A violência pode ocorrer tanto no meio virtual (com ataques em suas páginas, fake news e deepfakes) quanto nas ruas, quando são vítimas de agressões de eleitores. Além disso, a violência pode ocorrer, inclusive, dentro de casa.
Como denunciar? Na Central de Atendimento à Mulher – Ligue 180. O serviço também fornece informações sobre os direitos da mulher, como os locais de atendimento mais próximos e apropriados para cada caso. A ligação é gratuita e o serviço funciona 24 horas por dia, todos os dias da semana, em todo o território nacional.
‘Já fui agredida fisicamente’
Com 34 anos de mandato, a deputada Jandira Feghali (PCdoB-RJ) afirma que já enfrentou agressões físicas e ameaças dentro do Congresso. “É desenergizante. Esse tipo de violência desgasta nossa energia, que deveria estar sendo gasta com a política. A violência de gênero sempre existiu, mas antes não era nomeada.”
Em uma sessão recente da Comissão de Cultura, Jandira foi ameaçada pelo deputado Paulo Bilynskyj (PL-SP), que afirmou que, fora do parlamento, bastaria “prender ou atirar” em quem discordasse.
Ela também relatou que projetos com a palavra “gênero” sofrem rejeição automática: “Nem mesmo quando se trata de ‘gênero alimentício’. Eles não aceitam nem o vocabulário.”

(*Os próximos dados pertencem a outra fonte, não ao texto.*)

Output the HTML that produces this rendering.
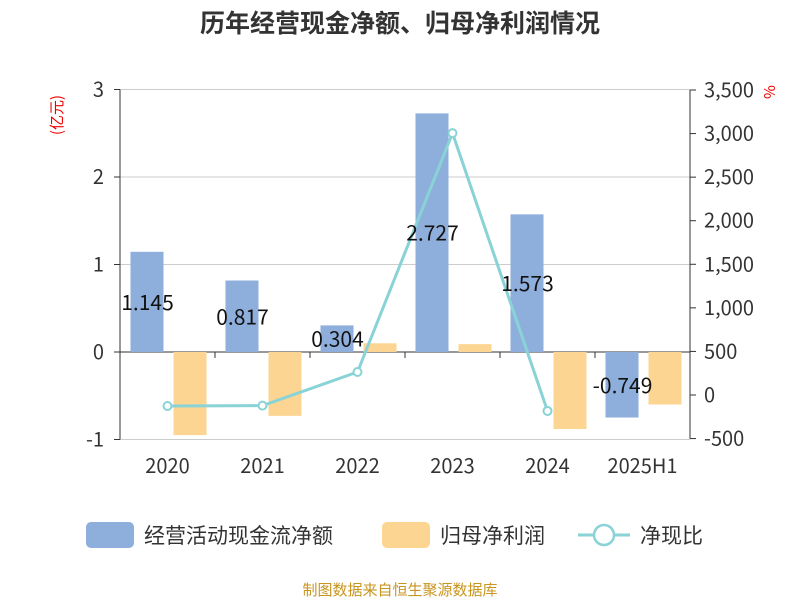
<!DOCTYPE html>
<html><head><meta charset="utf-8">
<style>
body{margin:0;background:#fff;}
svg text{font-family:"Noto Sans CJK SC","Liberation Sans",sans-serif;}
</style></head>
<body>
<svg id="chart" width="800" height="600" xmlns="http://www.w3.org/2000/svg">
<text x="400" y="32" text-anchor="middle" font-size="25" font-weight="bold" fill="#333">历年经营现金净额、归母净利润情况</text>
<text transform="translate(62,115) rotate(-90)" text-anchor="middle" font-size="15" fill="#e00">(亿元)</text>
<text transform="translate(764,92) rotate(90)" text-anchor="middle" font-size="15" fill="#e00">%</text>
<g id="grid"></g><g id="bars"></g><g id="axes"></g><g id="line"></g><g id="labels"></g>
<g>
<rect x="86" y="522" width="48" height="26" rx="5" fill="#8eaedb"/>
<text x="144" y="543" font-size="21" fill="#333">经营活动现金流净额</text>
<rect x="382" y="522" width="48" height="26" rx="5" fill="#fdd593"/>
<text x="440" y="543" font-size="21" fill="#333">归母净利润</text>
<line x1="578" y1="535" x2="630" y2="535" stroke="#89d3d6" stroke-width="3"/>
<circle cx="604" cy="535" r="10" fill="#fff" stroke="#89d3d6" stroke-width="2.5"/>
<text x="640" y="543" font-size="21" fill="#333">净现比</text>
</g>
<text x="400" y="595" text-anchor="middle" font-size="15" fill="#c8951e">制图数据来自恒生聚源数据库</text>
</svg>
<script>
const categories=["2020","2021","2022","2023","2024","2025H1"];
const cashflow=[1.145,0.817,0.304,2.727,1.573,-0.749];
const profit=[-0.95,-0.73,0.1,0.09,-0.88,-0.6];
const ratio=[-126,-122,264,3005,-183,null];
const leftTicks=[-1,0,1,2,3];
const rightTicks=[-500,0,500,1000,1500,2000,2500,3000,3500];
const NS="http://www.w3.org/2000/svg";
const X0=120,X1=690,band=(X1-X0)/categories.length;
const yL=v=>352-v*87.5;
const yR=v=>395-v*(305/3500);
function mk(p,tag,a){const e=document.createElementNS(NS,tag);for(const k in a)e.setAttribute(k,a[k]);document.getElementById(p).appendChild(e);return e;}
leftTicks.forEach(t=>{
 const g=mk("grid","line",{x1:X0,x2:X1,y1:yL(t),y2:yL(t),stroke:t===0?"#333":"#ccc","stroke-width":1});
 
 
 const tx=mk("axes","text",{x:104,y:yL(t)+7,"text-anchor":"end","font-size":20,fill:"#333"});tx.textContent=t;
 
 
 mk("axes","line",{x1:X0-6,x2:X0,y1:yL(t),y2:yL(t),stroke:"#333"});
});
rightTicks.forEach(t=>{
 const tx=mk("axes","text",{x:704,y:yR(t)+7,"font-size":20,fill:"#333"});tx.textContent=t.toLocaleString("en-US");
 
 
 mk("axes","line",{x1:X1,x2:X1+6,y1:yR(t),y2:yR(t),stroke:"#333"});
});
mk("axes","line",{x1:X0,x2:X0,y1:yL(3),y2:yL(-1),stroke:"#333"});
mk("axes","line",{x1:X1,x2:X1,y1:yR(3500),y2:yR(-500),stroke:"#333"});
categories.forEach((c,i)=>{
 const cx=X0+band*(i+0.5);
 const tx=mk("axes","text",{x:cx,y:473,"text-anchor":"middle","font-size":20,fill:"#333"});tx.textContent=c;
 
 
 mk("axes","line",{x1:X0+band*i,x2:X0+band*i,y1:352,y2:358,stroke:"#333"});
 const v=cashflow[i];
 const b=mk("bars","rect",{x:cx-37,y:Math.min(yL(v),yL(0)),width:33,height:Math.abs(yL(v)-yL(0)),fill:"#8eaedb"});
 
 
 const p=profit[i];
 const b2=mk("bars","rect",{x:cx+6,y:Math.min(yL(p),yL(0)),width:33,height:Math.abs(yL(p)-yL(0)),fill:"#fdd593"});
 
 
 const l=mk("labels","text",{x:cx-20,y:(yL(v)+yL(0))/2+8,"text-anchor":"middle","font-size":21,fill:"#111"});l.textContent=v;
 
 
});
const pts=ratio.map((v,i)=>v===null?null:[X0+band*(i+0.5),yR(v)]).filter(p=>p);
const pl=mk("line","polyline",{points:pts.map(p=>p.join(",")).join(" "),fill:"none",stroke:"#89d3d6","stroke-width":3});


pts.forEach(p=>{
 const c=mk("line","circle",{cx:p[0],cy:p[1],r:4,fill:"#fff",stroke:"#89d3d6","stroke-width":2});
 
 
});
</script>
</body></html>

‘Querem nos desqualificar’
A deputada Rosana Valle (PL-SP) afirma que já foi descredibilizada por colegas em reuniões da Comissão de Viação e Transportes, por ser mulher em um ambiente tradicionalmente masculino. “Às vezes não vem com grito, mas com desdém. Interrupções, explicações desnecessárias, tentativas de desqualificar o que acabamos de falar.”
Ela defende cotas temporárias para mulheres, inclusive na ocupação de cadeiras no Congresso, e não apenas na disputa eleitoral. “Nós queremos ser eleitas pela nossa capacidade, mas o ambiente precisa deixar isso possível.”
Lugar simbólico
A senadora Daniella Ribeiro (PP-PB) menciona que durante eventos parlamentares, organizadores já pediram que ela cedesse o lugar para um homem. As situações ocorriam mesmo quando a paraibana ocupava cargos mais elevados.
“Eu respondo ‘não vou me levantar’, sou incisiva. Mas, perdemos o debate do evento, ficamos nos questionando o motivo da interrupção. ‘Por que só com a mulher?’”, questiona a senadora.
A paraibana, que presidiu a Comissão Mista Orçamentária, conta que também sofreu machismo quando relatou, durante o governo Bolsonaro, um projeto que mudava a outorga de concessões na telecomunicação.
“Um dia depois que fiz o discurso da sanção da PL, em reunião na Residência Oficial, um general do Bolsonaro me cumprimentou e falou que a esposa dele havia perguntado quem eu era, e ele teve que responder que eu era uma assessora, porque senão daria ‘problema em casa’”, comenta.
A parlamentar ainda completa, “para mim, ele destratou tanto o cargo de assessora, quanto a minha função legislativa. Foi a maior grosseria, é indignante, precisamos falar muito mais sobre isso”.
‘Incômodo por ser contestado por uma mulher’
A senadora Teresa Leitão (PT-PE) diz que não presenciou episódios explícitos no Senado, mas percebe um incômodo visível de colegas ao serem contestados por mulheres. “A política, para os homens, é naturalizada. O espaço público é o último que conquistamos ao longo da história. Não podemos retroceder.”
Ela também defende que o Senado avance em medidas estruturantes para fortalecer candidaturas femininas, como cotas de cadeiras e mais tempo de TV.
Denúncias de violência política de gênero
Desde 2013, a Secretaria da Mulher da Câmara recebeu 86 denúncias formais de violência política de gênero — interrupções, ameaças, constrangimentos, racismo, representação por decoro e até adesivos sexistas.
Veja os números por ano:
- 2021: 8 casos
- 2022: 15 casos
- 2023: 22 casos
- 2024: 23 casos (recorde)
- 2025: 3 registros até abril
A partir de 2021, a criação de uma lei específica contra violência política de gênero permitiu que os casos fossem formalmente denunciados. A lei prevê pena de 1 a 4 anos de prisão e multa, além da proibição de propaganda eleitoral que deprecie a condição da mulher.